Just okay sales and mixed critical reception meant that Remember Me would be forgotten. But it initially stood out with its high concept cyberpunk premise and powerful female lead: Nilin, a memory hunter fighting to undo the damage wrought by unfettered memory sharing. Nilin starts out as kind of a blank slate but over time emerges a heroine determined to undo suffering.
Clementine is the star of Telltale’s The Walking Dead who we first meet as an eight year old. As the playable lead of Season Two and The Final Season, Clem demonstrates maturity and determination most people would envy. In the third season she becomes so capable that adults begin to turn to her for leadership. It will be hard to say goodbye when The Final Season ends later this month.
As a character famous for flaunting her figure and showing her sexy side, Bayonetta is not someone people would push to the front as an inspiring female protagonist. But once you strip away – stop snickering – the sexy facade, what lies beneath is a character who isn’t showing off for others, but for herself. She revels in her power and her style and it’s a singular kind of confidence few heroines have.

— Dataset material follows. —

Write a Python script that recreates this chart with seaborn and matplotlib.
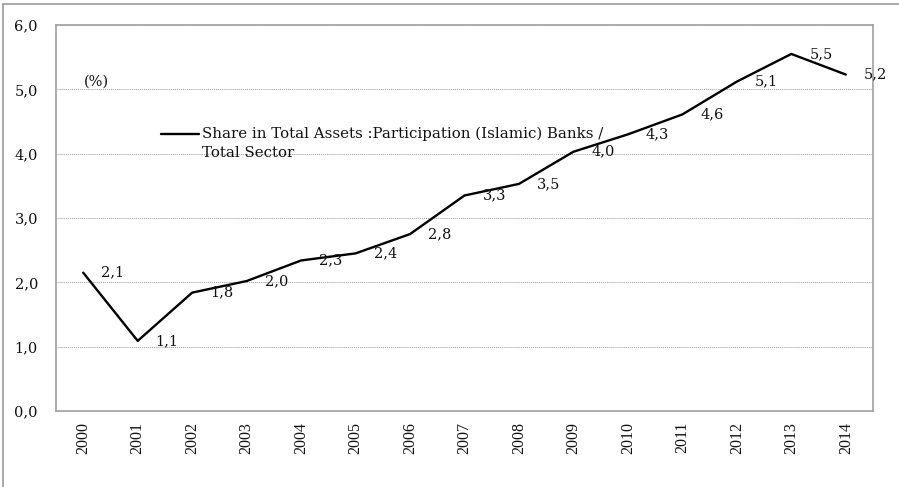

The hero of indie side-scroller Celeste, Madeline wants to climb a mountain, the titular Celeste Mountain to defeat her self-doubt and anxiety. These insecurities manifest as an evil version of herself that haunts her, but it’s only by accepting those fears can she succeed. For anyone who struggles with anxiety, she’s a heroine that’s easy to sympathize with and why Celeste is so unforgettable.
While the Tomb Raider games are less popular than they used to be, Lara Croft remains the quintessential female gaming icon. The first half of her history she was a classic bad girl – a sexy adventurer cracking wise as often as she cracked tombs. In that sense, Lara Croft was a cocksure cartoon of confidence that inspired both lust and love.
But the second half of Lara’s history saw a very different hero emerge: a naive scholar plagued with self-doubt but determined to survive and make sense of the mysteries of the world. A more emotionally complex hero for a time when we ask for more depth from our gaming heroes. Whatever’s next for Lara Croft, one thing’s for sure: she adapts to become the gaming heroine we need.